Chaque jour, de 5000 à 7000 appels sont reçus au Guichet d’accès à la première ligne (GAP), qui est accessible par le 811. « Toutefois, la demande est plus forte en ce moment et nous devons bonifier les services », a indiqué à La Presse le cabinet du ministre de la Santé. Il précise que des cliniques d’hiver ont ouvert leurs portes récemment dans plusieurs régions du Québec et permettent à des patients d’avoir accès à des rendez-vous supplémentaires en téléphonant au 811.

Un impact clair

N’empêche, Gilles Malette n’est pas le seul à avoir entendu l’appel du ministre Christian Dubé, la semaine dernière. Le nombre de visites quotidiennes aux urgences a chuté depuis une semaine. De 10 000 par jour, il est passé à 8600 à la fin de la semaine.

« Les patients comprennent que c’est très congestionné et qu’on a beaucoup de patients à voir. Ils font un double effort pour ne pas venir à l’urgence et on l’apprécie énormément », dit le DBoucher. Beaucoup moins de personnes qu’à l’habitude se sont présentées aux urgences la fin de semaine dernière.

Cette baisse est principalement due à un net recul des visites ambulatoires (– 17 %), soit les personnes ne demandant pas de soins lourds. Le recul est moins important pour les gens qui doivent être hospitalisés (– 7 %).

Des urgences achalandées

Cette chute des visites aux urgences coïncide avec un ralentissement de la circulation des virus respiratoires. En effet, le taux de positivité tant à l’influenza, qu’à la COVID-19 ou au virus respiratoire syncytial (VRS) tend à diminuer après avoir atteint un sommet en décembre. Le DBoucher souligne toutefois que les virus respiratoires continuent de peser lourd sur le réseau de la santé.

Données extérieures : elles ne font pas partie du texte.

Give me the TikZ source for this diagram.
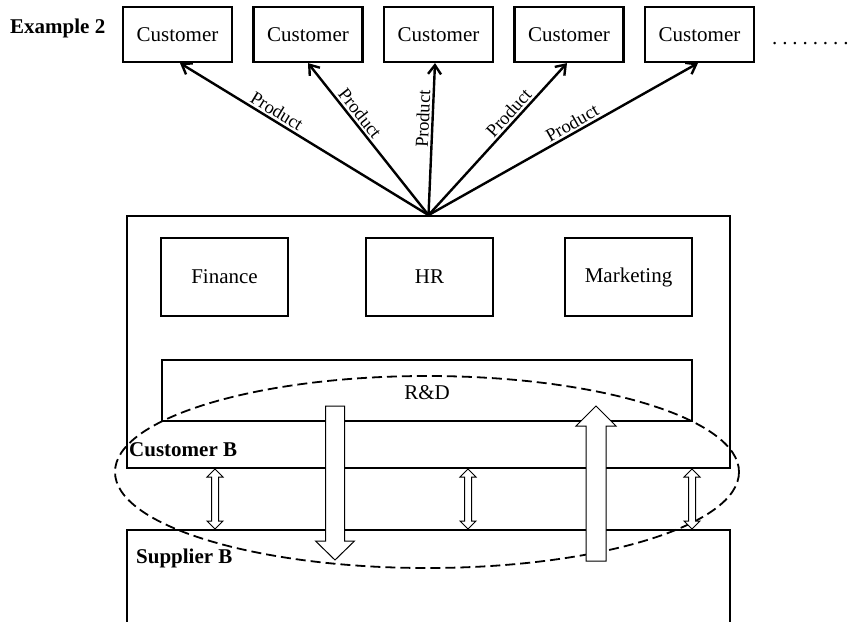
\documentclass[tikz,border=0pt]{standalone}
\usepackage{fontspec}
\setmainfont{Liberation Serif}
\usetikzlibrary{arrows.meta}

\tikzset{
  box/.style={draw, line width=2.2pt, rectangle, minimum width=#1, inner sep=0pt},
  boxtext/.style={font=\fontsize{21}{25}\selectfont},
  headline/.style={font=\fontsize{21}{25}\selectfont\bfseries},
  prod/.style={-{Straight Barb[length=9pt,width=13pt,line width=2.4pt]}, line width=2.4pt},
  prodlabel/.style={font=\fontsize{18.5}{21}\selectfont, sloped, above, inner sep=2pt, pos=0.63},
  blk/.style={draw, line width=1pt, fill=white, line join=miter},
  outer/.style={line width=1.8pt},
  dashring/.style={dashed, dash pattern=on 10pt off 5pt, line width=1.8pt}
}

\begin{document}
\begin{tikzpicture}[x=1pt, y=-1pt]
\useasboundingbox (0,0) rectangle (851,621);
\clip (0,0) rectangle (851,621);

% heading
\node[headline, anchor=base west, inner sep=0pt] (ex) at (10,33) {Example 2};

% customers along the top
\foreach \i/\cx in {1/177.5, 2/308, 3/438.5, 4/569, 5/699.5} {
  \node[box=109pt, minimum height=55pt, boxtext] (c\i) at (\cx,34.5) {Customer};
}
\node[boxtext, anchor=base west, inner sep=0pt] (more) at (772,44)
  {.\kern4.9pt.\kern4.9pt.\kern4.9pt.\kern4.9pt.\kern4.9pt.\kern4.9pt.\kern4.9pt.};

% the firm (Customer B)
\node[draw, outer, rectangle, minimum width=603pt, minimum height=252pt, inner sep=0pt] (org) at (428.5,342) {};

% internal departments
\node[box=127pt, minimum height=78pt, boxtext] (fin) at (224.5,277) {Finance};
\node[box=127pt, minimum height=78pt, boxtext] (hr)  at (429.5,277) {HR};
\node[box=127pt, minimum height=78pt, boxtext] (mkt) at (628.5,277) {Marketing};
\node[box=530pt, minimum height=61pt, boxtext] (rd) at (427,390.5) {};
\node[boxtext, inner sep=0pt] (rdl) at (427,393) {R\&D};

% product flows to customers
\draw[prod] (org.north) -- (c1.south -| 180,0) node[prodlabel] {Product};
\draw[prod] (org.north) -- (c2.south) node[prodlabel] {Product};
\draw[prod] (org.north) -- (c3.south -| 435,0) node[prodlabel] {Product};
\draw[prod] (org.north) -- (c4.south -| 567,0) node[prodlabel] {Product};
\draw[prod] (org.north) -- (c5.south -| 698,0) node[prodlabel, pos=0.55] {Product};

% supplier (open at the bottom)
\coordinate (supl) at (127,530);
\coordinate (supr) at (730,530);
\draw[outer] (supl |- 0,625) -- (supl) -- (supr) -- (supr |- 0,625);

\node[headline, anchor=west, inner sep=0pt] (cb) at (129,450) {Customer B};
\node[headline, anchor=west, inner sep=0pt] (sb) at (136,558) {Supplier B};

% boundary ring
\draw[dashring] (427,472) ellipse [x radius=312, y radius=96];

% knowledge transfer block arrows
\draw[blk] (325.5,406) -- (344.5,406) -- (344.5,541) -- (354.5,541) -- (335,560)
  -- (315.5,541) -- (325.5,541) -- cycle;
\draw[blk] (586,561) -- (606,561) -- (606,426) -- (616,426) -- (596,406)
  -- (576,426) -- (586,426) -- cycle;

% two-way links between the firm and its supplier
\foreach \x in {215, 468, 692} {
  \draw[blk] (\x,469) -- (\x+8,477) -- (\x+3.5,477) -- (\x+3.5,521) -- (\x+8,521)
    -- (\x,529) -- (\x-8,521) -- (\x-3.5,521) -- (\x-3.5,477) -- (\x-8,477) -- cycle;
}
\end{tikzpicture}
\end{document}
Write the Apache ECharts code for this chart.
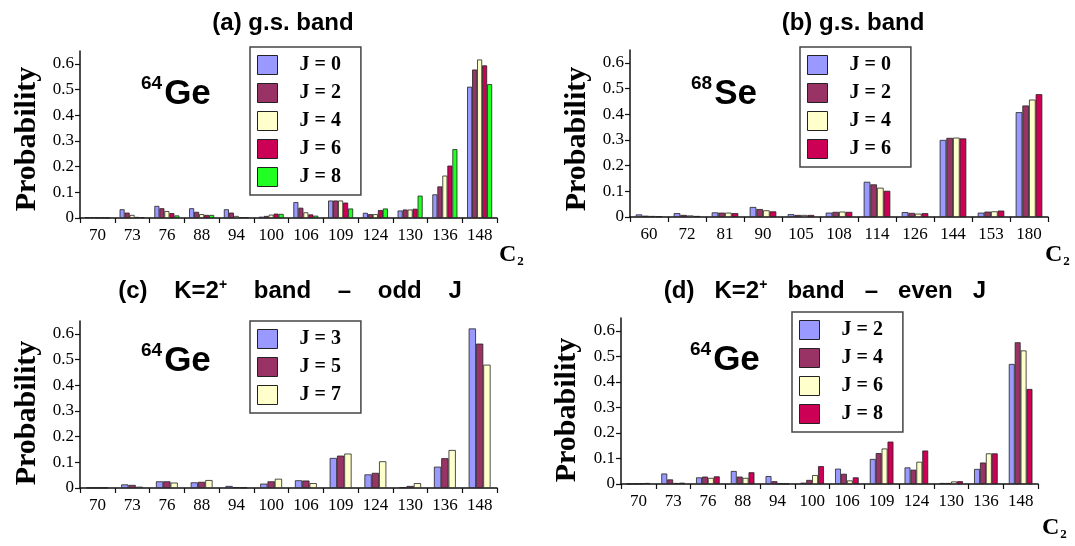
<!DOCTYPE html>
<html>
<head>
<meta charset="utf-8">
<script src="https://cdn.jsdelivr.net/npm/echarts@6/dist/echarts.min.js"></script>
<style>
  html, body { margin: 0; padding: 0; background: #fff; }
  .panel { position: absolute; }
</style>
</head>
<body>
<div id="pa" class="panel" style="left:0;top:0;width:537px;height:273px"></div>
<div id="pb" class="panel" style="left:537px;top:0;width:538px;height:273px"></div>
<div id="pc" class="panel" style="left:0;top:273px;width:537px;height:273px"></div>
<div id="pd" class="panel" style="left:537px;top:273px;width:538px;height:273px"></div>
<script>
// categories (C2 labels)
var geCats = ['70', '73', '76', '88', '94', '100', '106', '109', '124', '130', '136', '148'];
var seCats = ['60', '72', '81', '90', '105', '108', '114', '126', '144', '153', '180'];
var yTicks = [0, 0.1, 0.2, 0.3, 0.4, 0.5, 0.6];

// (a) 64Ge ground-state band
var geGs_J0 = [0.003, 0.034, 0.047, 0.038, 0.034, 0.005, 0.062, 0.068, 0.020, 0.029, 0.092, 0.511];
var geGs_J2 = [0.003, 0.021, 0.038, 0.024, 0.021, 0.008, 0.040, 0.068, 0.015, 0.033, 0.123, 0.578];
var geGs_J4 = [0.002, 0.012, 0.027, 0.015, 0.008, 0.013, 0.022, 0.068, 0.015, 0.033, 0.165, 0.617];
var geGs_J6 = [0.002, 0.004, 0.019, 0.012, 0.003, 0.017, 0.014, 0.060, 0.031, 0.036, 0.204, 0.594];
var geGs_J8 = [0.001, 0.003, 0.010, 0.012, 0.003, 0.016, 0.009, 0.037, 0.037, 0.087, 0.268, 0.521];

// (b) 68Se ground-state band
var seGs_J0 = [0.010, 0.015, 0.018, 0.039, 0.011, 0.017, 0.137, 0.019, 0.300, 0.017, 0.408];
var seGs_J2 = [0.005, 0.008, 0.017, 0.031, 0.008, 0.020, 0.127, 0.016, 0.308, 0.021, 0.434];
var seGs_J4 = [0.004, 0.006, 0.017, 0.026, 0.008, 0.021, 0.114, 0.013, 0.309, 0.022, 0.457];
var seGs_J6 = [0.003, 0.004, 0.015, 0.022, 0.008, 0.020, 0.102, 0.015, 0.306, 0.025, 0.478];

// (c) 64Ge K=2+ band, odd J
var geOdd_J3 = [0.001, 0.014, 0.026, 0.022, 0.008, 0.017, 0.030, 0.117, 0.053, 0.003, 0.083, 0.621];
var geOdd_J5 = [0.001, 0.012, 0.026, 0.024, 0.003, 0.026, 0.029, 0.126, 0.059, 0.008, 0.116, 0.562];
var geOdd_J7 = [0.001, 0.005, 0.021, 0.031, 0.002, 0.036, 0.019, 0.134, 0.104, 0.019, 0.148, 0.480];

// (d) 64Ge K=2+ band, even J
var geEven_J2 = [0.001, 0.041, 0.026, 0.051, 0.031, 0.005, 0.060, 0.098, 0.065, 0.004, 0.059, 0.470];
var geEven_J4 = [0.001, 0.018, 0.029, 0.029, 0.011, 0.016, 0.040, 0.121, 0.056, 0.004, 0.084, 0.555];
var geEven_J6 = [0.002, 0.004, 0.024, 0.024, 0.002, 0.035, 0.014, 0.139, 0.087, 0.010, 0.120, 0.523];
var geEven_J8 = [0.004, 0.005, 0.030, 0.046, 0.001, 0.070, 0.026, 0.166, 0.131, 0.011, 0.120, 0.372];

var BLUE = '#9999FF', MAROON = '#993366', CREAM = '#FFFFCC', CRIMSON = '#CC0055', GREEN = '#22FF22';
var SERIF = '"Liberation Serif", "Times New Roman", serif';
var SANS = '"Liberation Sans", Arial, sans-serif';

function makePanel(id, p) {
    var chart = echarts.init(document.getElementById(id), null, {renderer: 'canvas'});

    var series = p.series.map(function (s) {
        return {
            name: s.name,
            type: 'bar',
            data: s.data,
            barGap: '0%',
            barCategoryGap: p.gap,
            itemStyle: {color: s.color, borderColor: '#222', borderWidth: 0.8},
            animation: false
        };
    });

    var graphics = [
        // nucleus label
        {
            type: 'text', left: p.nuc[0], top: p.nuc[1],
            style: {
                text: '{s|' + p.nucA + '}{e|' + p.nucE + '}',
                rich: {
                    s: {fontFamily: SANS, fontWeight: 'bold', fontSize: 19, verticalAlign: 'top', lineHeight: 40, padding: [0, 2, 17, 0]},
                    e: {fontFamily: SANS, fontWeight: 'bold', fontSize: 35, lineHeight: 40}
                }
            }
        },
        // y axis name
        {
            type: 'text', x: p.yName[0], y: p.yName[1], rotation: Math.PI / 2,
            style: {
                text: 'Probability', fontFamily: SERIF, fontWeight: 'bold', fontSize: 30,
                fill: '#000', align: 'center', verticalAlign: 'middle'
            }
        }
    ];
    if (p.c2) {
        graphics.push({
            type: 'text', left: p.c2[0], top: p.c2[1],
            style: {
                text: '{c|C}{n|2}',
                rich: {
                    c: {fontFamily: SERIF, fontWeight: 'bold', fontSize: 24, lineHeight: 26},
                    n: {fontFamily: SERIF, fontWeight: 'bold', fontSize: 13, lineHeight: 26, padding: [14, 0, 0, 1]}
                }
            }
        });
    }

    var option = {
        backgroundColor: '#fff',
        title: {
            text: p.title,
            left: p.titleX, top: p.titleY,
            textAlign: 'center',
            textStyle: {
                rich: {
                    t: {fontFamily: SANS, fontWeight: 'bold', fontSize: 24, color: '#000'},
                    u: {fontFamily: SANS, fontWeight: 'bold', fontSize: 14, color: '#000', padding: [0, 0, 12, 0]}
                }
            }
        },
        legend: {
            orient: 'vertical',
            left: p.legend[0], top: p.legend[1],
            data: p.series.map(function (s) { return s.name; }),
            icon: 'rect',
            itemWidth: 20, itemHeight: 19, itemGap: 8,
            padding: [8, 20, 8, 7],
            borderColor: '#444', borderWidth: 1.5,
            backgroundColor: '#fff',
            selectedMode: false,
            itemStyle: {borderColor: '#222', borderWidth: 1},
            textStyle: {fontFamily: SERIF, fontWeight: 'bold', fontSize: 20, color: '#000', padding: [0, 0, 0, 17]}
        },
        grid: {left: p.grid[0], top: p.grid[1], right: p.grid[2], bottom: p.grid[3], containLabel: false},
        xAxis: {
            type: 'category',
            data: p.cats,
            axisLine: {lineStyle: {color: '#111', width: 1.5}},
            axisTick: {show: true, length: 5, lineStyle: {color: '#111', width: 1.2}},
            axisLabel: {fontFamily: SERIF, fontSize: 17, color: '#000', margin: 9, interval: 0}
        },
        yAxis: {
            type: 'value',
            min: 0, max: 0.65,
            splitLine: {show: false},
            axisLine: {show: true, lineStyle: {color: '#111', width: 1.5}},
            axisTick: {show: true, length: 5, customValues: yTicks, lineStyle: {color: '#111', width: 1.2}},
            axisLabel: {fontFamily: SERIF, fontSize: 17, color: '#000', margin: 6, customValues: yTicks}
        },
        graphic: graphics,
        series: series
    };
    chart.setOption(option);
    return chart;
}

makePanel('pa', {
    title: '{t|(a) g.s. band}', titleX: 278, titleY: 6,
    cats: geCats, gap: '28%',
    grid: [80, 51, 40, 55],
    legend: [250, 47],
    nucA: '64', nucE: 'Ge', nuc: [141, 74],
    yName: [27, 139],
    c2: [499, 241],
    series: [
        {name: 'J = 0', data: geGs_J0, color: BLUE},
        {name: 'J = 2', data: geGs_J2, color: MAROON},
        {name: 'J = 4', data: geGs_J4, color: CREAM},
        {name: 'J = 6', data: geGs_J6, color: CRIMSON},
        {name: 'J = 8', data: geGs_J8, color: GREEN}
    ]
});

makePanel('pb', {
    title: '{t|(b) g.s. band}', titleX: 311, titleY: 6,
    cats: seCats, gap: '30%',
    grid: [93, 50, 27, 56],
    legend: [263, 47],
    nucA: '68', nucE: 'Se', nuc: [154, 74],
    yName: [40, 139],
    c2: [508, 241],
    series: [
        {name: 'J = 0', data: seGs_J0, color: BLUE},
        {name: 'J = 2', data: seGs_J2, color: MAROON},
        {name: 'J = 4', data: seGs_J4, color: CREAM},
        {name: 'J = 6', data: seGs_J6, color: CRIMSON}
    ]
});

makePanel('pc', {
    title: '{t|(c)    K=2}{u|+}{t|    band    \u2013    odd    J}', titleX: 285, titleY: 0,
    cats: geCats, gap: '37%',
    grid: [80, 48, 40, 58],
    legend: [250, 48],
    nucA: '64', nucE: 'Ge', nuc: [141, 68],
    yName: [27, 140],
    c2: null,
    series: [
        {name: 'J = 3', data: geOdd_J3, color: BLUE},
        {name: 'J = 5', data: geOdd_J5, color: MAROON},
        {name: 'J = 7', data: geOdd_J7, color: CREAM}
    ]
});

makePanel('pd', {
    title: '{t|(d)   K=2}{u|+}{t|   band   \u2013   even   J}', titleX: 283, titleY: 0,
    cats: geCats, gap: '32%',
    grid: [84, 45, 37, 62],
    legend: [255, 39],
    nucA: '64', nucE: 'Ge', nuc: [153, 67],
    yName: [30, 137],
    c2: [505, 241],
    series: [
        {name: 'J = 2', data: geEven_J2, color: BLUE},
        {name: 'J = 4', data: geEven_J4, color: MAROON},
        {name: 'J = 6', data: geEven_J6, color: CREAM},
        {name: 'J = 8', data: geEven_J8, color: CRIMSON}
    ]
});
</script>
</body>
</html>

Malgré la baisse du nombre de visites, le taux d’occupation des civières demeure élevé. Les urgences affichent toujours un taux d’occupation nettement plus élevé que la normale, à 132,6 %. On est encore bien loin de l’objectif de 85 % du ministère de la Santé et des Services sociaux.

La situation continue d’être particulièrement tendue dans le Grand Montréal, où les taux d’occupation dépassent 140 %. La région de Lanaudière se trouve toujours au sommet de ce triste palmarès, avec un taux d’occupation de 191 %.